Answer with one number: how many lines hold the string "this".

[Figure scripts]
------------------------------------------------------------
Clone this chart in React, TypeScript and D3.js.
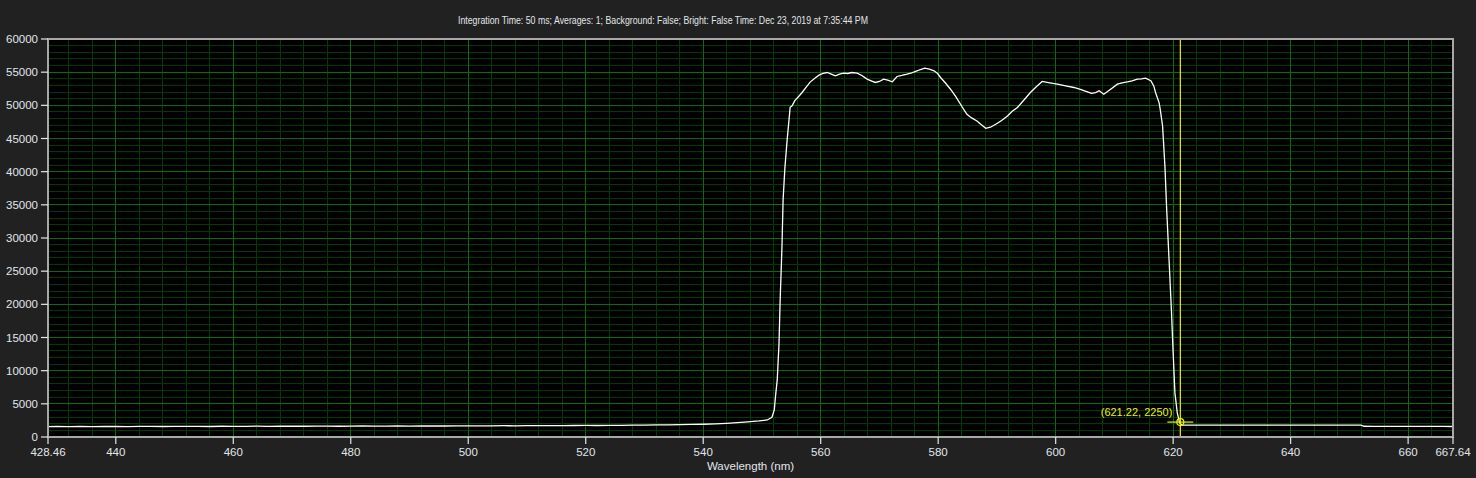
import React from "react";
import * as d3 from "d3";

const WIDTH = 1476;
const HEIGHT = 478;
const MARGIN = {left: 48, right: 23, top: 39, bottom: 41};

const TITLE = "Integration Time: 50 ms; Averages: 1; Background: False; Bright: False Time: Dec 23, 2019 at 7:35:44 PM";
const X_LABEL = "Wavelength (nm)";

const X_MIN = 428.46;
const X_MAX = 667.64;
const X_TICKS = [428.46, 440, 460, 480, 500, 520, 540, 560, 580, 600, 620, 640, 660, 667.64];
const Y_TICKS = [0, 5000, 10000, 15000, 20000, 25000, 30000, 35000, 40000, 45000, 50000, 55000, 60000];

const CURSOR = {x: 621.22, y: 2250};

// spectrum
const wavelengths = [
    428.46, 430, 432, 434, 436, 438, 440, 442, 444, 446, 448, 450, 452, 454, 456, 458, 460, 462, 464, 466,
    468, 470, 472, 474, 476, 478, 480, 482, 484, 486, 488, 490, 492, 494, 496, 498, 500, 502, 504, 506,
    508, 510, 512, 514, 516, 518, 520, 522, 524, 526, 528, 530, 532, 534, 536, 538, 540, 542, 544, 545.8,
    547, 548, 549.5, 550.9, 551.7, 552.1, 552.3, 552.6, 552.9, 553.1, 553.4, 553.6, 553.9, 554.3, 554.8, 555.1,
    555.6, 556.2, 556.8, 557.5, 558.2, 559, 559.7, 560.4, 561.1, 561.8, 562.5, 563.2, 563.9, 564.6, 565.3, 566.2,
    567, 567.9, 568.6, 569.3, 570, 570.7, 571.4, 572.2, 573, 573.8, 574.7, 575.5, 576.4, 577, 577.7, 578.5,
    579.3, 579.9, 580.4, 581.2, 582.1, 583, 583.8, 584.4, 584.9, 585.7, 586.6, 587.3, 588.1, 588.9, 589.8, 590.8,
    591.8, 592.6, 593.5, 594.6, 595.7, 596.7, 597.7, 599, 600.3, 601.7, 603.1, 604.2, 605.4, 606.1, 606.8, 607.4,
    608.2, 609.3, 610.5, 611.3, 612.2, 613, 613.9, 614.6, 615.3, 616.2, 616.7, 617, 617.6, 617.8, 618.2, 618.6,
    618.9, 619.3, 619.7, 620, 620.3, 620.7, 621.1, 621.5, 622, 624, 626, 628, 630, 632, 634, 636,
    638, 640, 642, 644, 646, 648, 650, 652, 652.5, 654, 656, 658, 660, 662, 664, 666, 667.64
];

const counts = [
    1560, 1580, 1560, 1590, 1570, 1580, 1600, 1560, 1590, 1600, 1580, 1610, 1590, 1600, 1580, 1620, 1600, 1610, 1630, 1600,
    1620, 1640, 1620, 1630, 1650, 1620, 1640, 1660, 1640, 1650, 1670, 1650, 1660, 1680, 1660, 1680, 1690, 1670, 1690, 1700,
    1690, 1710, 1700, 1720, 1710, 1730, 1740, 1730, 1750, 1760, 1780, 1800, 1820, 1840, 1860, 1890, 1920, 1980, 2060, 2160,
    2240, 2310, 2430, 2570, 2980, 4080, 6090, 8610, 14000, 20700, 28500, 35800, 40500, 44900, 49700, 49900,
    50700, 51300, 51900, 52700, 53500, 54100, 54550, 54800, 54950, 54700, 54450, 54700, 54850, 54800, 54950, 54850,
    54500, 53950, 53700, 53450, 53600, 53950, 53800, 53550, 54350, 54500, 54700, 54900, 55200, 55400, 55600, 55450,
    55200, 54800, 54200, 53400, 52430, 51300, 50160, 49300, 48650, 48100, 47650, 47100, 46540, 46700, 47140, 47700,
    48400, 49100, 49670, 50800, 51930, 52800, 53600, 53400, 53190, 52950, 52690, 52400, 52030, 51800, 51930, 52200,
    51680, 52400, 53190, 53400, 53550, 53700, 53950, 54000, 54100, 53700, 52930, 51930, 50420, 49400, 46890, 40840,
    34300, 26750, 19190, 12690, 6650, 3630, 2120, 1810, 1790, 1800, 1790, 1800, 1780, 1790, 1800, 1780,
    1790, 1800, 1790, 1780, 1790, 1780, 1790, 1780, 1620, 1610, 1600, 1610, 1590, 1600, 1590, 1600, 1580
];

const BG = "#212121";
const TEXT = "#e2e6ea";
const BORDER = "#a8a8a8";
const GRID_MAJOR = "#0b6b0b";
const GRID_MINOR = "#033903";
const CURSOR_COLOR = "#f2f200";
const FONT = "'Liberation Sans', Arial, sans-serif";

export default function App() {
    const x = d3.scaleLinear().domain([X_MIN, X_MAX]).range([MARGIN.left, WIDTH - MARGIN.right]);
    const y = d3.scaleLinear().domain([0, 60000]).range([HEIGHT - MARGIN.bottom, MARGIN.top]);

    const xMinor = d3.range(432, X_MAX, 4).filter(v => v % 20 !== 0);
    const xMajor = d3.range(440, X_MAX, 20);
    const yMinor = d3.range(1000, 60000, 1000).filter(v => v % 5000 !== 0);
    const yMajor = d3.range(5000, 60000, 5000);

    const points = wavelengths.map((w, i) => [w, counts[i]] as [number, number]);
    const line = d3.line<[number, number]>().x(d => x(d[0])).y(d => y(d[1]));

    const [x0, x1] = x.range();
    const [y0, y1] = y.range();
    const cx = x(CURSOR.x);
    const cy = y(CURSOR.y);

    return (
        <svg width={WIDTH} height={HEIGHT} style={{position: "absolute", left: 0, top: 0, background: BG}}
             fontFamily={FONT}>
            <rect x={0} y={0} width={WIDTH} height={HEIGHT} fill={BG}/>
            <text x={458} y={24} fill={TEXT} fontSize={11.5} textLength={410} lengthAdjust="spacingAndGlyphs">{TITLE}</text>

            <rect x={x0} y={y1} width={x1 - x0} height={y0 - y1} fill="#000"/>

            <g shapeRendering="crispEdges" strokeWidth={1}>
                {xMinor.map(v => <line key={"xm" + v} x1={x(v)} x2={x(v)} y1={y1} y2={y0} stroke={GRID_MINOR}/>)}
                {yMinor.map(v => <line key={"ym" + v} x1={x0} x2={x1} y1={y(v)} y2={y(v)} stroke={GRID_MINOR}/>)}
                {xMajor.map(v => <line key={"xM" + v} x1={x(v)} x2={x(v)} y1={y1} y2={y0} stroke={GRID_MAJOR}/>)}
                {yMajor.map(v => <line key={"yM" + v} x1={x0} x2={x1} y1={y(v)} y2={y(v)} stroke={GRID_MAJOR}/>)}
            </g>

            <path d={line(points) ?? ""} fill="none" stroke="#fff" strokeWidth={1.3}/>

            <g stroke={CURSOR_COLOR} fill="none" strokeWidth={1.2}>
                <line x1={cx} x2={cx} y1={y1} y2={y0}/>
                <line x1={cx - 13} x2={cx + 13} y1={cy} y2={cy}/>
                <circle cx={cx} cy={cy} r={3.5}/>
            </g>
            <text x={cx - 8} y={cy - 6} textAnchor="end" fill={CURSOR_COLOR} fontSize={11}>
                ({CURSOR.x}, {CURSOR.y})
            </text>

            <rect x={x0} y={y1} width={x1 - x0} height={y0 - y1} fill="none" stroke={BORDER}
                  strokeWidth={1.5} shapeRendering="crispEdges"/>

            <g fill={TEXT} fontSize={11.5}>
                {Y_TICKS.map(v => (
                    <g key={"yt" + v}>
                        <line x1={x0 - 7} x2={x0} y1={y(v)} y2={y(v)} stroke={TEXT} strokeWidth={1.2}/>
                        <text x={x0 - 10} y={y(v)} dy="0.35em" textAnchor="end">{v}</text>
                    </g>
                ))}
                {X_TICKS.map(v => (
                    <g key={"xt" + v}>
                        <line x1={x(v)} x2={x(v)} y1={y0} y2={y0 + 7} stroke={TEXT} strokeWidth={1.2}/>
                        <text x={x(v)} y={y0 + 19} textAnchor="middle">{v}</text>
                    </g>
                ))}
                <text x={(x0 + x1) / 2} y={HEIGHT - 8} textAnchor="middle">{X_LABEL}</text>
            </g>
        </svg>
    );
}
------------------------------------------------------------
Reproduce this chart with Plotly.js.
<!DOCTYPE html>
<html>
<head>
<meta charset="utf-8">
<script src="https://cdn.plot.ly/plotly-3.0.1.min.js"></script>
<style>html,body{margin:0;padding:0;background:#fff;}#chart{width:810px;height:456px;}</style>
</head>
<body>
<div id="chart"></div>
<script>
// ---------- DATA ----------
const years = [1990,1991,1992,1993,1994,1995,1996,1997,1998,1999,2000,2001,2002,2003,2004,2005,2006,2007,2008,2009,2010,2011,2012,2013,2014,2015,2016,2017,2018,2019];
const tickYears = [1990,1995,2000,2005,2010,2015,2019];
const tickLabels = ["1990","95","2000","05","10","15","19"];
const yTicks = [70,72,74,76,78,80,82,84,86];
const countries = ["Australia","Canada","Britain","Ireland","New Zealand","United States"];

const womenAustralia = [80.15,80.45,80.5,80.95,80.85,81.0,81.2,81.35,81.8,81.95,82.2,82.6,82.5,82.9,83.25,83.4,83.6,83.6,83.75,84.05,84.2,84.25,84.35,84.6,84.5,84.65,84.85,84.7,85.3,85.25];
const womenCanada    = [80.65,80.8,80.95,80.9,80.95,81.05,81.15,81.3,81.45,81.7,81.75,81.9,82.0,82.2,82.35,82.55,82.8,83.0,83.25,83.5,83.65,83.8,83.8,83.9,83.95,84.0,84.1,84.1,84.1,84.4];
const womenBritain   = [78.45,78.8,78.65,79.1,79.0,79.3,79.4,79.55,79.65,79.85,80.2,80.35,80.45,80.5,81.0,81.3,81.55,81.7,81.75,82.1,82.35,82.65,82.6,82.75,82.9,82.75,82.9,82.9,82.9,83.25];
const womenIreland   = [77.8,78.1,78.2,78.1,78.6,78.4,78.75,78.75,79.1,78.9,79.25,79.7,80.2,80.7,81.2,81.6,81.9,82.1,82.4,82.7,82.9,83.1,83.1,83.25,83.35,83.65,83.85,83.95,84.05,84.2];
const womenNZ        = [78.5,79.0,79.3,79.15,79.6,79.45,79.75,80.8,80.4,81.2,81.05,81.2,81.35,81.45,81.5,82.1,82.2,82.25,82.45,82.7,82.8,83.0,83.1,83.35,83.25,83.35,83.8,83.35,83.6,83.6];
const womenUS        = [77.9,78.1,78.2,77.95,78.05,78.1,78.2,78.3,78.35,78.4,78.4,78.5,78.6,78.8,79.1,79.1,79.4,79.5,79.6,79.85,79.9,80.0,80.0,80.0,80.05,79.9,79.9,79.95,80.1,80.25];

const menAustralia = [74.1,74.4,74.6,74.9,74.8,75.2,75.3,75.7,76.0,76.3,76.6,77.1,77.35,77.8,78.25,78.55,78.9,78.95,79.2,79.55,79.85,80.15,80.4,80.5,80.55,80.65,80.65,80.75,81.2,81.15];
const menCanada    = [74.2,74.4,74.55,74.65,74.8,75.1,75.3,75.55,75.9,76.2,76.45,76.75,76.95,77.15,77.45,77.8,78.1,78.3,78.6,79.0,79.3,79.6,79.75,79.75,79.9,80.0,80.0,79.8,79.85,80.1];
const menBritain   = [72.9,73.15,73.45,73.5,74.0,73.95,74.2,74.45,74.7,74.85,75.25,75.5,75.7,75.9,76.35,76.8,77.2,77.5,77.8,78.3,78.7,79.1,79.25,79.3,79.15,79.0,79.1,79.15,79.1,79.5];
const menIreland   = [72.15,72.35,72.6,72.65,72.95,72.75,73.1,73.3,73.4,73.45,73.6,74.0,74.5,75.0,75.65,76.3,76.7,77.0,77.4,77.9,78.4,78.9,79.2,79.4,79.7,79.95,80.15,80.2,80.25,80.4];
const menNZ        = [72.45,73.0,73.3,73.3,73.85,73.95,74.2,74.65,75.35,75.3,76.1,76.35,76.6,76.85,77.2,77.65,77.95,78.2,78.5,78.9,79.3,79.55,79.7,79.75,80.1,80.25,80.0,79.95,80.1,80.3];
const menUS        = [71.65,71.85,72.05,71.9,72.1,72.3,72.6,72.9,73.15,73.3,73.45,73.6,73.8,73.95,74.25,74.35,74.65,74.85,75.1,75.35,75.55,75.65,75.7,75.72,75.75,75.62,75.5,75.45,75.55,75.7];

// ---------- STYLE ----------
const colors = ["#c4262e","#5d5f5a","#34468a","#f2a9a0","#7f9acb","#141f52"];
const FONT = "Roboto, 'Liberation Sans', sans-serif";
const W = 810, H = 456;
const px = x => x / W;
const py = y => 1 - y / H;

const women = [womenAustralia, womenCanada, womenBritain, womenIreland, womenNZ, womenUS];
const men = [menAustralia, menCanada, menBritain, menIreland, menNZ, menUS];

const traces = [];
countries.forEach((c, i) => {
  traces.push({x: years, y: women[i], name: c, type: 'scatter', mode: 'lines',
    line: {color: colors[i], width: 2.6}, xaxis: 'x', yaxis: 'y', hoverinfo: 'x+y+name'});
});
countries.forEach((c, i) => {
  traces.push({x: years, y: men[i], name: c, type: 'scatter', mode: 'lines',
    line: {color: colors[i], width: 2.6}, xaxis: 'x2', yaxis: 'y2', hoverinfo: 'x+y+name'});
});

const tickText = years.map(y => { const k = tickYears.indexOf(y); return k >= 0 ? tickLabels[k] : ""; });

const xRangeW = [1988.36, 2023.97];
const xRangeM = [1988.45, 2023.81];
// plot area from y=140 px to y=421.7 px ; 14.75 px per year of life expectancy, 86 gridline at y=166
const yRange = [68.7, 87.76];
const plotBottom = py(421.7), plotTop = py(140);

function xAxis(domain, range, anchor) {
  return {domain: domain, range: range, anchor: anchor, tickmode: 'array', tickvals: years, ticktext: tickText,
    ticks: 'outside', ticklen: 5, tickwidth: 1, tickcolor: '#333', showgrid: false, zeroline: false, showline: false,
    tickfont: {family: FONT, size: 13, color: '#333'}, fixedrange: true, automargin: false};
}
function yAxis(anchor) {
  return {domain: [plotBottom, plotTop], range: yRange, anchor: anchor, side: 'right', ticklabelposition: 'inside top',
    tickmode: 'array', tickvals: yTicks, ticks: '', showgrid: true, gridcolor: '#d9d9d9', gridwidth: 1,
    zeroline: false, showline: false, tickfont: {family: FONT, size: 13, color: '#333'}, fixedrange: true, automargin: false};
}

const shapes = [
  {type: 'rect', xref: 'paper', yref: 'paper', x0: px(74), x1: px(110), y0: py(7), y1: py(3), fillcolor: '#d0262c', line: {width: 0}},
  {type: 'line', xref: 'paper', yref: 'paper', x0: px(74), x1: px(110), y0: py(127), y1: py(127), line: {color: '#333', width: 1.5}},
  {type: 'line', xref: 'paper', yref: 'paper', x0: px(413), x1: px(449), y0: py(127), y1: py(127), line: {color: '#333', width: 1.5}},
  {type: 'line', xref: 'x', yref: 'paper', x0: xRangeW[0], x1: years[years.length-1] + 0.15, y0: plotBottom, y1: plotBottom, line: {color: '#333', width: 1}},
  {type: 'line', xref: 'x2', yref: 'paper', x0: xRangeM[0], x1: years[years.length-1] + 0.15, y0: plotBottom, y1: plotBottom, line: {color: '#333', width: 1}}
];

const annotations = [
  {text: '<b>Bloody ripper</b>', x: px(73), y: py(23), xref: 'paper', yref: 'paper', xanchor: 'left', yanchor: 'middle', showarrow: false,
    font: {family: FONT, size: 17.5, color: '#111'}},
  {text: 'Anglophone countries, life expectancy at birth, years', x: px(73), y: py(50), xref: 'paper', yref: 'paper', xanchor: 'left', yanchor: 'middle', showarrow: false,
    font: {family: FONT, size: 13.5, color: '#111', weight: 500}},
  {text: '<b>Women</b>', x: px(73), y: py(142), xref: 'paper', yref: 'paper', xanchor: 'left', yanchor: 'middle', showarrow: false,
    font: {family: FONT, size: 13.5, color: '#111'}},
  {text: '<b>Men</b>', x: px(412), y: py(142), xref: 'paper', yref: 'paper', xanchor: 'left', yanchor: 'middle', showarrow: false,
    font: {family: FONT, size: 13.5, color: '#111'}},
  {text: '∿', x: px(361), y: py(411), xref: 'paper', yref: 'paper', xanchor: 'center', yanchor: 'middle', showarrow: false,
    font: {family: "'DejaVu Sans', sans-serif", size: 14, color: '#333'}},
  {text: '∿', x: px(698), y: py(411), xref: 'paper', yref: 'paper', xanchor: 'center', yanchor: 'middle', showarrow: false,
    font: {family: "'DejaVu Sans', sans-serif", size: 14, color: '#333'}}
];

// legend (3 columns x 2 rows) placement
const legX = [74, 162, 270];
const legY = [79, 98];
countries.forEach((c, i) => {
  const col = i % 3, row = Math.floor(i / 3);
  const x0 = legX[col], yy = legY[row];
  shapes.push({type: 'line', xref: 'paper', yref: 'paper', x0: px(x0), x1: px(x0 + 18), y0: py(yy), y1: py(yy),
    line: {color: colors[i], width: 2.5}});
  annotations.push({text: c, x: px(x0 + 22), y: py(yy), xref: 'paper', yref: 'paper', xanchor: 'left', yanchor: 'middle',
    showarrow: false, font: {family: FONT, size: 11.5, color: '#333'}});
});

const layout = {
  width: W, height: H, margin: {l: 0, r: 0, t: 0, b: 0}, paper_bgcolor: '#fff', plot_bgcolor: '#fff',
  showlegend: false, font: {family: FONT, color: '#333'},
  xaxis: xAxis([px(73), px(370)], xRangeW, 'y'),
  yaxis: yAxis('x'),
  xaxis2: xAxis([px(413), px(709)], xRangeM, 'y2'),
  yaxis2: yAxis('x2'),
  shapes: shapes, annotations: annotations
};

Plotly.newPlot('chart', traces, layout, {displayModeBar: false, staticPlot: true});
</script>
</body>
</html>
------------------------------------------------------------
### REPLY TO THE TASK
2